In 1603, Ieyasu became Shogun and established his Shogunate in Yedo. But on the other hand, Hideyori, the son of Hideyoshi, still held the castle of Osaka against the Tokugawa Shogunate, until he was totally crushed by the force of Ieyasu in the year 1615. After this, Yedo became the most important social, and political, center. As all the feudal lords had to reside periodically in Yedo, they built mansions, thus attracting merchants and artisans to the city.
It immediately became great and prosperous, so that scholars and artists also followed and ultimately made it a center for literature and fine arts, which gave birth to what we now call the plebeian culture.
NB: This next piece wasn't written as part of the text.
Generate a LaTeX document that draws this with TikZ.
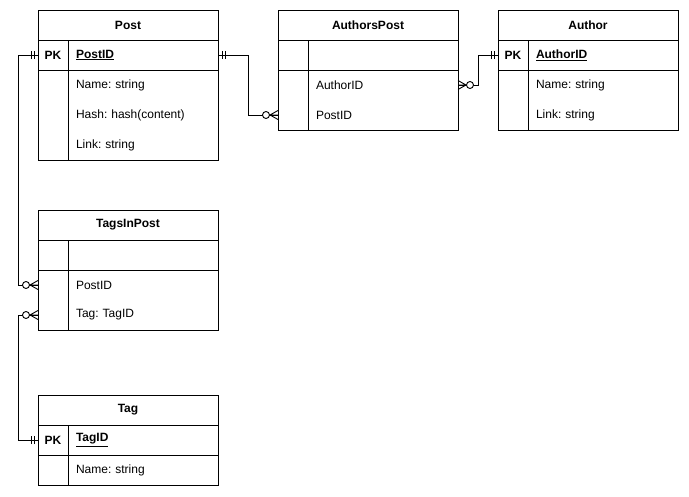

The first Shogun, Ieyasu, instructed his successors not to use military power for governing the people, though they might use it to bring the country under their sway. This precept was observed strictly in his generation. During the beginning of the Yedo Period, that is about the first half of the seventeenth century, a warlike spirit still pervaded society. A valiant touch was naturall
y shown in the painting of the day, and a grand style, the heritage of the preceding Momoyama Period,was shown in the architecture.
In these early years of Yedo, mausoleum architecture took the place of the castle-building that had marked the preceding period, because big castles menacing the peace of neighbors was strictly prohibited. Among the famous mausoleums are Tōshōgu Shrine at Kunōzan, Suruga province; Daitoku-in at Shiba, Tokyo; and Nikko Shrine in Shimozuke province. Of these, Nikko Shrine is the finest.
The Genroku Era (1688-1704) was most significant in the development of the plebeian arts. A hundred years previously the warlike spirit still prevailed and social life was not yet well harmonized. But during the Genroku Era, effeminacy and luxury crept into every tissue of the social organization. It was indeed in the Genroku Era that such popular literature as “haikai” and popular drama made a great advance and opened a new world of popular literature. Te pompous and flowery manner of life was shown in gay robes of rich colors and bold designs. There were many artists who tried to make a mark in this new world.
Painting made unprecedented development. A number of master painters appeared in different branches of painting and established new schools.
Sculpture, generally speaking, declined except for small things such as masks, netsuke, and so forth.
Industrial fine art made striking progress in Yedo, the seat of the Shogun, Kyoto, and many local districts under the patronage of feudal lords. Pottery, gold lacquer, and textile industries made the most remarkable progress in every direction.